START

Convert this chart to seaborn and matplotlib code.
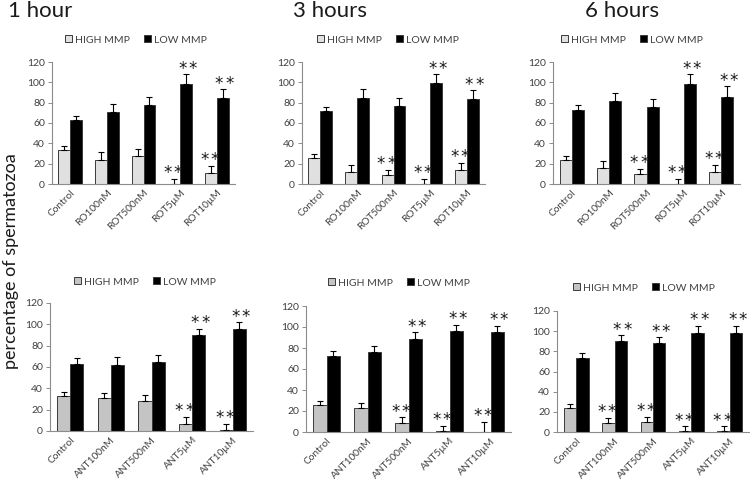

END
START

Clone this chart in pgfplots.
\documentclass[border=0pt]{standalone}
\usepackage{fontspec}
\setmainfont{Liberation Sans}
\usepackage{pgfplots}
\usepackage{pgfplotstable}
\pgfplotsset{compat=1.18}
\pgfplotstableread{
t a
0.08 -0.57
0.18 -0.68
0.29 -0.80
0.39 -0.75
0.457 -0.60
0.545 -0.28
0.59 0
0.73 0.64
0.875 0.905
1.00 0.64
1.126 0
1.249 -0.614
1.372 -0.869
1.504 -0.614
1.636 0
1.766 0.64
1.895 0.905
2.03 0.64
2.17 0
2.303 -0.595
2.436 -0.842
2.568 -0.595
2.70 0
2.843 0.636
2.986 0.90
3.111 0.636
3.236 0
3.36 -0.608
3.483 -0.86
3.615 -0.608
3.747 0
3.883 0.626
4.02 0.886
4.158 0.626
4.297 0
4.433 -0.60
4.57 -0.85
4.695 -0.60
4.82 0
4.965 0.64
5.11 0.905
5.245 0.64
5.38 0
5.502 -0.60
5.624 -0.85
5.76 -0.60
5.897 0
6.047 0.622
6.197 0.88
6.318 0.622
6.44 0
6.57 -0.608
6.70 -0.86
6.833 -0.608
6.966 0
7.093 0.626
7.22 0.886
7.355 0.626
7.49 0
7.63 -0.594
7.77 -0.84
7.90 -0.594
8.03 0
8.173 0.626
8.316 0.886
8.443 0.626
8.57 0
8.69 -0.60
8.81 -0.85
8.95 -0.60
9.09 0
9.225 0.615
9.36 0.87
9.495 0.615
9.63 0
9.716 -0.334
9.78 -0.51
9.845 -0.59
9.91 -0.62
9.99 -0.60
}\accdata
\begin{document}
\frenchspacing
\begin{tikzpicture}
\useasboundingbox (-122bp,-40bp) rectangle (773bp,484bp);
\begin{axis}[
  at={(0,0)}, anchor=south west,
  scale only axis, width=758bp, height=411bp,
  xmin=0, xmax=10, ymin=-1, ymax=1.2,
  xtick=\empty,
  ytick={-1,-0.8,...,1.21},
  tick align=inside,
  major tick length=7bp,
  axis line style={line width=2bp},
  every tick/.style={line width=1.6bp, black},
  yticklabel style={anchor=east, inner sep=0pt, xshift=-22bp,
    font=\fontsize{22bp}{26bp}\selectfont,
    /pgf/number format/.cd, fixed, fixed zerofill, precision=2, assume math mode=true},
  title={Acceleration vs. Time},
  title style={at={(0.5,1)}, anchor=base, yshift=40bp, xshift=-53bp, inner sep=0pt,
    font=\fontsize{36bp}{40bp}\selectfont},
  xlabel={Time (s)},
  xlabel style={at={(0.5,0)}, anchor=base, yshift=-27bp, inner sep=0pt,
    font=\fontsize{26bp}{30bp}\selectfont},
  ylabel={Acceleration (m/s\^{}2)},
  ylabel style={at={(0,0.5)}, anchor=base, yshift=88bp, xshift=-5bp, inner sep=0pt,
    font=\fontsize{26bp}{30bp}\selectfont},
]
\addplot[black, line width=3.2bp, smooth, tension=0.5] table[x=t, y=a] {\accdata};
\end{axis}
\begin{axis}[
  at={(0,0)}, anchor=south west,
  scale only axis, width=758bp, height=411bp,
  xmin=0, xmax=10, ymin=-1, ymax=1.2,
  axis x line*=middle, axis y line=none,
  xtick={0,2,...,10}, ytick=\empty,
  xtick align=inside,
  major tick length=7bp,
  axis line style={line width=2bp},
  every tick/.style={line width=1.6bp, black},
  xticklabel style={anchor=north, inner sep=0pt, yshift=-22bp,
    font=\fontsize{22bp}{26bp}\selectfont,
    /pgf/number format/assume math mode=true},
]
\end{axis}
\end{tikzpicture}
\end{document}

END

Short exercise: Looking at the material above, count the lines containing the string "this" and reply with the count alone.

Exercise response: 2